◆ THE TASK: List each line of the data that holds the word "this".

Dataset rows
[BEGIN]

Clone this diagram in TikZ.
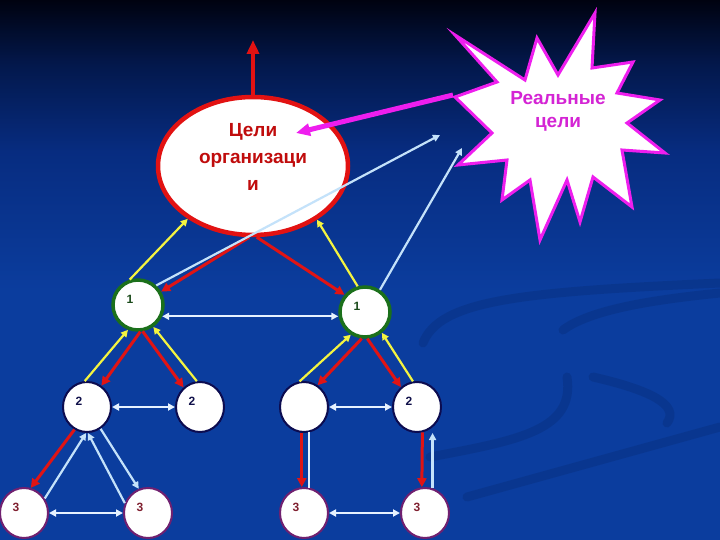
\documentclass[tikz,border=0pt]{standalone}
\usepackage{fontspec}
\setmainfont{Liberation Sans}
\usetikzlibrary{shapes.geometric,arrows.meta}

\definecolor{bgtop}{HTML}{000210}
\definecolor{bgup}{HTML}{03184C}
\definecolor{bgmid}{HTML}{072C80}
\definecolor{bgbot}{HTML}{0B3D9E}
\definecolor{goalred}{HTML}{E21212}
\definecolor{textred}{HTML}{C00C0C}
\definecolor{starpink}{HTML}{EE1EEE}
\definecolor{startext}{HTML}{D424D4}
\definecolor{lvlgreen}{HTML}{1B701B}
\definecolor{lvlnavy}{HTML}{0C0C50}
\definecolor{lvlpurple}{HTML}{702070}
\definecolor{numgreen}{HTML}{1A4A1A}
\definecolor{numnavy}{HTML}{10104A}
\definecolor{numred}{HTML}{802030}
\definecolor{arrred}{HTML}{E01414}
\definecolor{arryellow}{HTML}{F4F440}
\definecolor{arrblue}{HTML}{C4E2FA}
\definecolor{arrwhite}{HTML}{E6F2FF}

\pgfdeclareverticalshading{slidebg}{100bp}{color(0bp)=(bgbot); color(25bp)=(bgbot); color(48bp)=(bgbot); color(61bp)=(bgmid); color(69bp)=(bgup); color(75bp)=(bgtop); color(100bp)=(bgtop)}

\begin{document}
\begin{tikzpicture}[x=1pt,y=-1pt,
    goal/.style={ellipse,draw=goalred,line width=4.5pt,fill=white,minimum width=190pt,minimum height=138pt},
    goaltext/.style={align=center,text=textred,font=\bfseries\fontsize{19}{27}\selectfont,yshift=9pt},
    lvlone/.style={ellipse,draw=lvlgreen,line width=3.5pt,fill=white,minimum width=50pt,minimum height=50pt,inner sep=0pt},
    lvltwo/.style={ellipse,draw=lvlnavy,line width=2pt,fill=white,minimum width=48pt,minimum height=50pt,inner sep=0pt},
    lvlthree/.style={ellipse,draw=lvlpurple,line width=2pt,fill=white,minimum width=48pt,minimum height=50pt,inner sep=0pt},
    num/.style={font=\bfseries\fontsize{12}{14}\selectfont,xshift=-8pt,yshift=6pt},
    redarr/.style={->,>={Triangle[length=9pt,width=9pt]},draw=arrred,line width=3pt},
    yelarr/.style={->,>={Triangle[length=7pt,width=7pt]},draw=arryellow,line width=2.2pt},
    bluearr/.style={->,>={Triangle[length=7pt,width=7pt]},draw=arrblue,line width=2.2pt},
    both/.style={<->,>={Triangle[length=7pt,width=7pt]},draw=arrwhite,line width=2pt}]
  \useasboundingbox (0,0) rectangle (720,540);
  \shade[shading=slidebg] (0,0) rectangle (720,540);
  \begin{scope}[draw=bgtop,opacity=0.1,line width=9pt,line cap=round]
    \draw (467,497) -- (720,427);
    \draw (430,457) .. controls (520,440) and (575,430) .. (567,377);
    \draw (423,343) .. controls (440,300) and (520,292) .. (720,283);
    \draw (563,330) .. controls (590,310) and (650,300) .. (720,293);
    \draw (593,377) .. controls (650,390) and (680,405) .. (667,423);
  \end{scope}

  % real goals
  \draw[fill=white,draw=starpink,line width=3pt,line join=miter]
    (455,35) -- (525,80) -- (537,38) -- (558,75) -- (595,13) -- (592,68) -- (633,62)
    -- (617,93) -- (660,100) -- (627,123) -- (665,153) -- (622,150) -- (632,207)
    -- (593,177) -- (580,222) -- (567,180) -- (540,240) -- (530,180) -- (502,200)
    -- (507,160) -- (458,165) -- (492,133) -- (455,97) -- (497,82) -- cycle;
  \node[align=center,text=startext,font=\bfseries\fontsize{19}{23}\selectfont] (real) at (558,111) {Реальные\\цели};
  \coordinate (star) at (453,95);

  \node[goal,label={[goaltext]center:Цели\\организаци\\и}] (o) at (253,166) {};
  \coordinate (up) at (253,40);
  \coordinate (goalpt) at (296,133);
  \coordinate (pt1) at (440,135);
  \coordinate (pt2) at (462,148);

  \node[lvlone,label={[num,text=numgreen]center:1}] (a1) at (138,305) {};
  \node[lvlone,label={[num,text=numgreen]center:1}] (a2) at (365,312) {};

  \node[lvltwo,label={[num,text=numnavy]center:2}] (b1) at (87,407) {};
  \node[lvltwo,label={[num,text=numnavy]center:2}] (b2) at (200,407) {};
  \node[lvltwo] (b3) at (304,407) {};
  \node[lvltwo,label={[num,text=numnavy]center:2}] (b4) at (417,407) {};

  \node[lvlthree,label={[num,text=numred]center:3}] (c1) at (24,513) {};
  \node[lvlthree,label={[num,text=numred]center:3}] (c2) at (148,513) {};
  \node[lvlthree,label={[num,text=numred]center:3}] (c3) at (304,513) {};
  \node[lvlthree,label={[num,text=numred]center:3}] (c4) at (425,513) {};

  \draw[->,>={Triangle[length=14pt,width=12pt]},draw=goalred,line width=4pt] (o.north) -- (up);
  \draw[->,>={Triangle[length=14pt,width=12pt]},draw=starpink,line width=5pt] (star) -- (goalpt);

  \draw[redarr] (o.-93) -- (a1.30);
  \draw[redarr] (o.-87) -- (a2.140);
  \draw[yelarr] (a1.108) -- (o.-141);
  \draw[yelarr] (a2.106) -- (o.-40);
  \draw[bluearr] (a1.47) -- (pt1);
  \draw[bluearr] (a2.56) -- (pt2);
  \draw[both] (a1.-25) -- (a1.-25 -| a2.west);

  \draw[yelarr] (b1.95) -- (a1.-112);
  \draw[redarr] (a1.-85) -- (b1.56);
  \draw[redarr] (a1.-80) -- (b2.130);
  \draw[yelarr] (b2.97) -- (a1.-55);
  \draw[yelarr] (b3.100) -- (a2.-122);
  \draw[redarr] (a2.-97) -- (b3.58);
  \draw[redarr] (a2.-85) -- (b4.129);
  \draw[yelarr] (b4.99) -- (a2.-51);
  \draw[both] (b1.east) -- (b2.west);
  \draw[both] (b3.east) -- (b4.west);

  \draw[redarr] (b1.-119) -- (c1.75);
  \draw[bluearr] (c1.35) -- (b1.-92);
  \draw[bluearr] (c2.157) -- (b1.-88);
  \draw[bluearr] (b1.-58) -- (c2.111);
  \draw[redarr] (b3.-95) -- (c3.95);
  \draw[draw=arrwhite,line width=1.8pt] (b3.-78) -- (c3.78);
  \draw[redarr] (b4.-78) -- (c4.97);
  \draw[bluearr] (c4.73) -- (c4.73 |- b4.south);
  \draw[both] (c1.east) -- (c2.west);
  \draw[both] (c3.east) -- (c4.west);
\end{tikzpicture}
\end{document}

[END]
[BEGIN]

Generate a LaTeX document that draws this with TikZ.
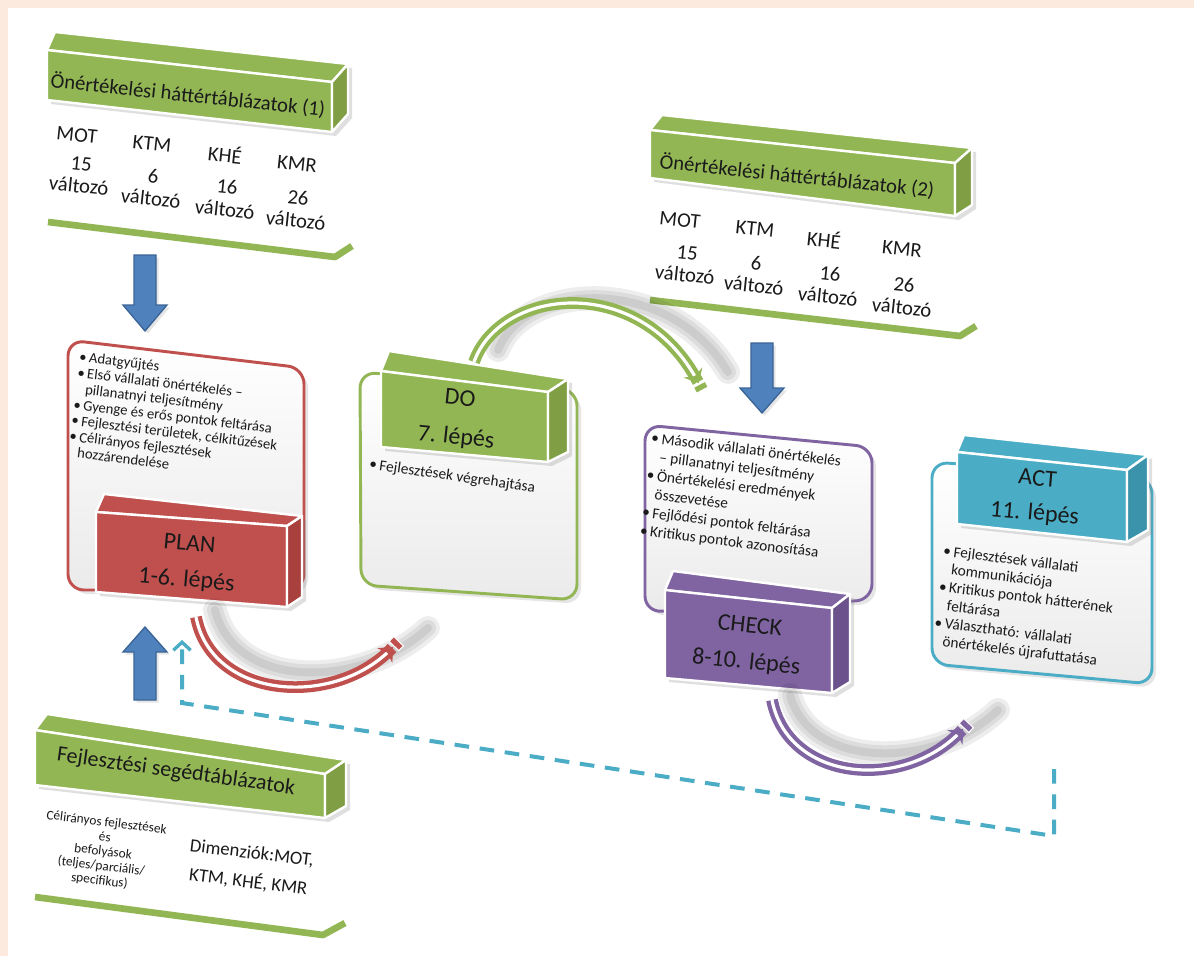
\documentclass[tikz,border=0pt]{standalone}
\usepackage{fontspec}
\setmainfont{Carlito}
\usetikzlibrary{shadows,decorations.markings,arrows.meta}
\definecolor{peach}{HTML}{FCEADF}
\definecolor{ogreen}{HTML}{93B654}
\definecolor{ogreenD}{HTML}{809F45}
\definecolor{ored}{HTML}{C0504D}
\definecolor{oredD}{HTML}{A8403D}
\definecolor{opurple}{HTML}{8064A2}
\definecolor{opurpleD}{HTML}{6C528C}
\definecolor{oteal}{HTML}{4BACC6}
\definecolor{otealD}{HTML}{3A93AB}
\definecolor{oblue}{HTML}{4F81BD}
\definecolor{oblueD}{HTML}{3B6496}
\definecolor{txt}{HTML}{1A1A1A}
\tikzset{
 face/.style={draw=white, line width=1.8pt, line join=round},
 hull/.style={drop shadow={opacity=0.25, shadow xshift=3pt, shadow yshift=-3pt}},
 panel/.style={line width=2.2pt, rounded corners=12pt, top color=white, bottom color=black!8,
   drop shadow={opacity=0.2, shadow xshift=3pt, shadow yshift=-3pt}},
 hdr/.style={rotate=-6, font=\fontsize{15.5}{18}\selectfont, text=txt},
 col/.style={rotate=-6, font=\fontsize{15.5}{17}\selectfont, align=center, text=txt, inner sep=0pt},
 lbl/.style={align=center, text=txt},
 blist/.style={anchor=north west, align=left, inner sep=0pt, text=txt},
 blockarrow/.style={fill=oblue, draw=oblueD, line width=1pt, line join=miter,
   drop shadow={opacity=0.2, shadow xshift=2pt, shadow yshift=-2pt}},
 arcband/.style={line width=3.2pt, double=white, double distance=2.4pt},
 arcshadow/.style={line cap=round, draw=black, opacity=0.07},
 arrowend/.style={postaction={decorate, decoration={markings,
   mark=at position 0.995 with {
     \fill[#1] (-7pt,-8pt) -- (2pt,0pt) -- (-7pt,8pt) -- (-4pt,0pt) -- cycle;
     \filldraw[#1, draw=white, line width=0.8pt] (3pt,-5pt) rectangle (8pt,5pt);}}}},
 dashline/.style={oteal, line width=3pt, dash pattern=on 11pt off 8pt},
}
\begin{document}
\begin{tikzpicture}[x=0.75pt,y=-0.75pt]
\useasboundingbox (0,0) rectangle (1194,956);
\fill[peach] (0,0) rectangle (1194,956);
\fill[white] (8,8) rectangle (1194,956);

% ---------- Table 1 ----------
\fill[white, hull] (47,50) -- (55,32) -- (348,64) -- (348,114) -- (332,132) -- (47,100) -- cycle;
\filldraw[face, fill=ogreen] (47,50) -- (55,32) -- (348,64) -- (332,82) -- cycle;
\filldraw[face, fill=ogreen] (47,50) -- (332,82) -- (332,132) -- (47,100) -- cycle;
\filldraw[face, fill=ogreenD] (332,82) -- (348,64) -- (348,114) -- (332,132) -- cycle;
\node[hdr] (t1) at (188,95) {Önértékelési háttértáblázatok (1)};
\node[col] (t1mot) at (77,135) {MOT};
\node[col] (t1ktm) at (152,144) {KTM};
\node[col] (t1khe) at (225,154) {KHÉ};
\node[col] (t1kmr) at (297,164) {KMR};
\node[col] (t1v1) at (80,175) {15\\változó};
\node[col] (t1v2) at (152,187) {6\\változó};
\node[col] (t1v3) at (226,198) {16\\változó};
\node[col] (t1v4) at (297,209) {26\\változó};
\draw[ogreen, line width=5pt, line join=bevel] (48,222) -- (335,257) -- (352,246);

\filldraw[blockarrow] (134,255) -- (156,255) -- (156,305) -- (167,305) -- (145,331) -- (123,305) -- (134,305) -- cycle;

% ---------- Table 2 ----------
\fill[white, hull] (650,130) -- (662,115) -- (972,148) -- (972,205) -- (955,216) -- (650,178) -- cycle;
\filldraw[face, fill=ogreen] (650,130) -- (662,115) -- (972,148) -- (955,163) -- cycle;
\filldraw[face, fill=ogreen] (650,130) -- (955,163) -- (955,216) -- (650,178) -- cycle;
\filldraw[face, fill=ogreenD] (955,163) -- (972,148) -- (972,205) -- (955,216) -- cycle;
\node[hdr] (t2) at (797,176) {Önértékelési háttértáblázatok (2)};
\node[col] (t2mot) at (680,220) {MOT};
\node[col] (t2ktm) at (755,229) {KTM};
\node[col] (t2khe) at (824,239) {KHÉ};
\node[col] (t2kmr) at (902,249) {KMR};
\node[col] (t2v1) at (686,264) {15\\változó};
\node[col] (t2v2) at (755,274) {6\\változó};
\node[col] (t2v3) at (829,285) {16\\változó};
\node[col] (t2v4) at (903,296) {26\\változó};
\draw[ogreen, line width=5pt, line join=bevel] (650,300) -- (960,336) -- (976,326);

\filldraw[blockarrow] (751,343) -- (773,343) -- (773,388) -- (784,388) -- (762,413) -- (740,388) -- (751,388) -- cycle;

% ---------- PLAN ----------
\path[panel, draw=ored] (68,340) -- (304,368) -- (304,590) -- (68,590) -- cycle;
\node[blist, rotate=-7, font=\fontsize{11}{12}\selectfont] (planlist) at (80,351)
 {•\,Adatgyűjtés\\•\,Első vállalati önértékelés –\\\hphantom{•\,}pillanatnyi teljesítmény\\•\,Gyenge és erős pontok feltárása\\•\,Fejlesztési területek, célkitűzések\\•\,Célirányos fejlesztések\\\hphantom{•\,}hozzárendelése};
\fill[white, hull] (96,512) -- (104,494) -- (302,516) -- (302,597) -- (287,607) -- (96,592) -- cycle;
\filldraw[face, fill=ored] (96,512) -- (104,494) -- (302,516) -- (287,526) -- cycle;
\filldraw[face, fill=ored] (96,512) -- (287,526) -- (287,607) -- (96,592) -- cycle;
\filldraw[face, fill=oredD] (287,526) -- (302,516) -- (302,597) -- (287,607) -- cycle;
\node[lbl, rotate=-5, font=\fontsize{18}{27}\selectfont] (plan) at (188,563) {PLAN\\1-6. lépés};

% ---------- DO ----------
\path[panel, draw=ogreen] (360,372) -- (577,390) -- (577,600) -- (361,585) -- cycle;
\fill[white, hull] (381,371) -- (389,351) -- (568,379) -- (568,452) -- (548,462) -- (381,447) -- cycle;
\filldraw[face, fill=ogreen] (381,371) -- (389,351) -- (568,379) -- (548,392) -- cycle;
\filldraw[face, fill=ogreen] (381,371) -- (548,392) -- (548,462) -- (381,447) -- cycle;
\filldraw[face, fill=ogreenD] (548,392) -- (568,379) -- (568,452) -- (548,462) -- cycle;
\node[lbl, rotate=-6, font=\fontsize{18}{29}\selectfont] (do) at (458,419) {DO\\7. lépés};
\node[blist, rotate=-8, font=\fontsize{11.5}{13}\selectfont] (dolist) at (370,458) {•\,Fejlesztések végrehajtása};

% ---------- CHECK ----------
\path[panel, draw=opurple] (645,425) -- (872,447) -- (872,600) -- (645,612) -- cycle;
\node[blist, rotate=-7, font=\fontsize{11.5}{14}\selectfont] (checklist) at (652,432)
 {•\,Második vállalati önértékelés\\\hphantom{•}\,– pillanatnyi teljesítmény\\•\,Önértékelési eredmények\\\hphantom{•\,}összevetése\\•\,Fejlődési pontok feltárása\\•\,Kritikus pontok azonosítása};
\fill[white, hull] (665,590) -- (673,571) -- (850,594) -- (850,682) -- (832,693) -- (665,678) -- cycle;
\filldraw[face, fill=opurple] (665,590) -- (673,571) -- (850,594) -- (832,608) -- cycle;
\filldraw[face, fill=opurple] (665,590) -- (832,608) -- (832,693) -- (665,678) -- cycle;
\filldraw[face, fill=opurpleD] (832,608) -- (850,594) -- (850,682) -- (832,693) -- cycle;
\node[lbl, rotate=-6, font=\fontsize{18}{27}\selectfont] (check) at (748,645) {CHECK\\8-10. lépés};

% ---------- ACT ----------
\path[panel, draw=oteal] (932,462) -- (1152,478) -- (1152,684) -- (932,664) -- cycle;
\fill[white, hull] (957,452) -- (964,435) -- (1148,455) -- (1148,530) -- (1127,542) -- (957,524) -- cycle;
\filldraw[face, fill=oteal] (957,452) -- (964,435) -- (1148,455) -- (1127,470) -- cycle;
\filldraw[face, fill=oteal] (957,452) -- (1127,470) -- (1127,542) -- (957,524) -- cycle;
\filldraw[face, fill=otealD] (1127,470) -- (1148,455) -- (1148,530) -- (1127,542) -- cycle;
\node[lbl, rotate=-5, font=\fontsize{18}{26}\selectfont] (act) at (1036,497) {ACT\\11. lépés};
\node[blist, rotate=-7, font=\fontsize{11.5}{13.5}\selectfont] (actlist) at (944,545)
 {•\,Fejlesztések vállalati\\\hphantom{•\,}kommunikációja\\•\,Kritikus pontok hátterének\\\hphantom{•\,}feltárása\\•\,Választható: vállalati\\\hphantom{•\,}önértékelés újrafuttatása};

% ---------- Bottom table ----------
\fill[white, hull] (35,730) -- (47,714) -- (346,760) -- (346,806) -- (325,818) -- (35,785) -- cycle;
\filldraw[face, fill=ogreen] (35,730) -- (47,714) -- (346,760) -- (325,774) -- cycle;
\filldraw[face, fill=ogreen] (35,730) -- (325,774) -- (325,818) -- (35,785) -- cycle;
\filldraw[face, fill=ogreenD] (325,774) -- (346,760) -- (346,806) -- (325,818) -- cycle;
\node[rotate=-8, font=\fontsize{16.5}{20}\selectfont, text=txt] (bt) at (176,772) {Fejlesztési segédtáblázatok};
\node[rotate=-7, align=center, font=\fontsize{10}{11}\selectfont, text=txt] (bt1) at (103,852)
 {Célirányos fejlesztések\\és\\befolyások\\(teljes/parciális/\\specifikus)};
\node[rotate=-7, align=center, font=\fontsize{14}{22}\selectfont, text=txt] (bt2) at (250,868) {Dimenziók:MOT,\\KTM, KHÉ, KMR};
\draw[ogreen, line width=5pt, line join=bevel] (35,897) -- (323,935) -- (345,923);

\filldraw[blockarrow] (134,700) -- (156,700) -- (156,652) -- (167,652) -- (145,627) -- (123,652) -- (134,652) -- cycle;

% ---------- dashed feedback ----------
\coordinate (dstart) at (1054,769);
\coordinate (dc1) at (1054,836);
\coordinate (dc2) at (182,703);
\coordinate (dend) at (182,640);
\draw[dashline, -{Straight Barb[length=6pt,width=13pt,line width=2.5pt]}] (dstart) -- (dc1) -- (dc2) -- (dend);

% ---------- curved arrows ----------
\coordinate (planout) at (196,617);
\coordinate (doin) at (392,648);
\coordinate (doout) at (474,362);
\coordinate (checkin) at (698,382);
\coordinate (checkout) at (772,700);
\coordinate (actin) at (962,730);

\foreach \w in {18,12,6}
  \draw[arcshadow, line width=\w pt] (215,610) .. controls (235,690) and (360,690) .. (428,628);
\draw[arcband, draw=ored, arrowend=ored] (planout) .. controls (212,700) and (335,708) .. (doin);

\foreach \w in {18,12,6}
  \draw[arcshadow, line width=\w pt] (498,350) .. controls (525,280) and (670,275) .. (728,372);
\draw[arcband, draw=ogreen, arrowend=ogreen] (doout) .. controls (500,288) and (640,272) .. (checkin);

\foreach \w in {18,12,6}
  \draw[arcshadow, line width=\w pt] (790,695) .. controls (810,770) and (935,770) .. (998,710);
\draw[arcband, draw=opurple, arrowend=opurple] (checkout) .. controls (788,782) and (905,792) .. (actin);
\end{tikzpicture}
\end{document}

[END]
[BEGIN]

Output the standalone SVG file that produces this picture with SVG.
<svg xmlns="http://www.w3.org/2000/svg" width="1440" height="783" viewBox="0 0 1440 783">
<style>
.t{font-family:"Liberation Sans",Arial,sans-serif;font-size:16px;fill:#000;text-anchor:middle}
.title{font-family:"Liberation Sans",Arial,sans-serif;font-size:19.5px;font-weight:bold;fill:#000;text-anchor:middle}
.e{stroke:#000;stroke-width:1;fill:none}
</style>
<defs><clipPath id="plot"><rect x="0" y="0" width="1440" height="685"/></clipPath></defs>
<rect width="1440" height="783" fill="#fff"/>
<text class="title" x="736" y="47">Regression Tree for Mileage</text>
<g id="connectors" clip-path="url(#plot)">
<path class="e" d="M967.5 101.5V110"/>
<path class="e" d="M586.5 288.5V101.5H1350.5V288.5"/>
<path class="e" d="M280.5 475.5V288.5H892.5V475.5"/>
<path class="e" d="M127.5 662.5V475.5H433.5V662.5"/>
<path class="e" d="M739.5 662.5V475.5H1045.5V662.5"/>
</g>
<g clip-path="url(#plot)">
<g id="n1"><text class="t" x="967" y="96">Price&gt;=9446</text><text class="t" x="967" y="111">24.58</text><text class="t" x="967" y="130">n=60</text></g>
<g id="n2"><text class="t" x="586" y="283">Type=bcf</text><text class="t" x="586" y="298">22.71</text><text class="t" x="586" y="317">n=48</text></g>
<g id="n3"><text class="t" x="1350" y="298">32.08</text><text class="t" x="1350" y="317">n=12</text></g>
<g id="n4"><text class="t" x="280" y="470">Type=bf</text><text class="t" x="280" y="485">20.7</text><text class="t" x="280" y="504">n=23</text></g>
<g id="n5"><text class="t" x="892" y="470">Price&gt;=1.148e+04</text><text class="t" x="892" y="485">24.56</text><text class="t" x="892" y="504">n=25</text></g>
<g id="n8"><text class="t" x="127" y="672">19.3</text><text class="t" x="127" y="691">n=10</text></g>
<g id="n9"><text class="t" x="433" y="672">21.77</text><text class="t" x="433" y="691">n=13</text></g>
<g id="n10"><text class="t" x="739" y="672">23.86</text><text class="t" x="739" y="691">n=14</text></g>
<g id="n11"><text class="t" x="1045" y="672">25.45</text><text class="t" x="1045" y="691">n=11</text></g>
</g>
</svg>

[END]

◆ FULL ANSWER:
Clone this diagram in TikZ.
Generate a LaTeX document that draws this with TikZ.
Output the standalone SVG file that produces this picture with SVG.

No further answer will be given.